I don't want to give too much information away at this stage but I think your wife might already know about the situation. I wouldn't like to be in your shoes when she gets home.

Why don't you trot off down to the shop and buy another box?

I'm not over keen on All Gold, I prefer milk chocolate.

Lisa
 
Tell her you read a report that eating large amounts of chocolate can make your peformance in the trouser department the same as an 18 year old.

Should find she'll keep out of you way for a while :O)
 
It's an hard life being a man Lisa and as you're a female I couldn't expect you to begin to understand the predicament I was in.

I didn't really want to eat the chocolates but I ate them all thinking I would be helping my dear lady wife with her diet :O(

See how it is, we men can never win.
 
Tell her you read a report that eating large amounts of chocolate can make your peformance in the trouser department the same as an 18 year old.

Should find she'll keep out of you way for a while :O)
lmaoooooo. Thanks Brian, thats a good one, better than wasting tuna on the dogs when I can eat it :O)
 
How about -

Could you not blame your butler.

-

*** out to Tesco and buy another box, the same so she never knows or a bigger and diferent to show how shamed you are by your action.

-

You were thinking of her figure and thought it better that you took on the calorie challenge.

-

A wanton mad nymphomaniac and chocoholic semi naked full of lust young beauty hammered on your front door demanding sex or chocalate to quell 1 of her wanton needs. Of course being a gent you just offered the chocolates.

-

Well dear I had to give the help the aged collector something!

-

Chocoholic mice? put a trap in the pantry!
 
Your Lordship you are a disgrace and a scoundrel no wonder you feel at home in the upper house.
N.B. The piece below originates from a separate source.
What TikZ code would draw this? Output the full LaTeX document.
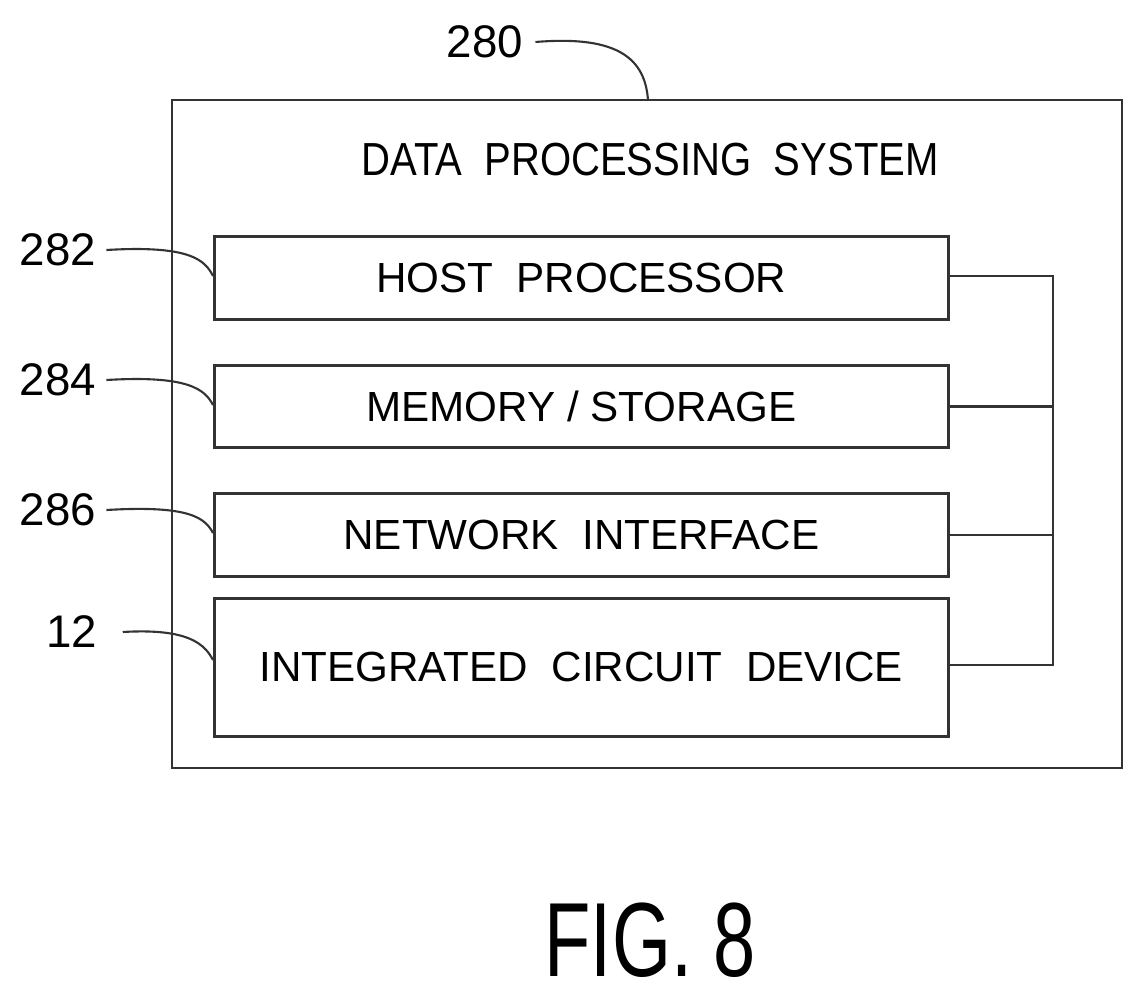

Right now you should do the decent thing and get out the whip and proceed to punish yourself.
 
Well I was thinking Brians idea had the most merit but I'm now getting second thoughts. How can I eke out two days worth of Viagra, all I have left, if she expects me to prove I'm like an 18 year old.

My choccy box covered in tuna and blaming the dogs is looking the best option so far.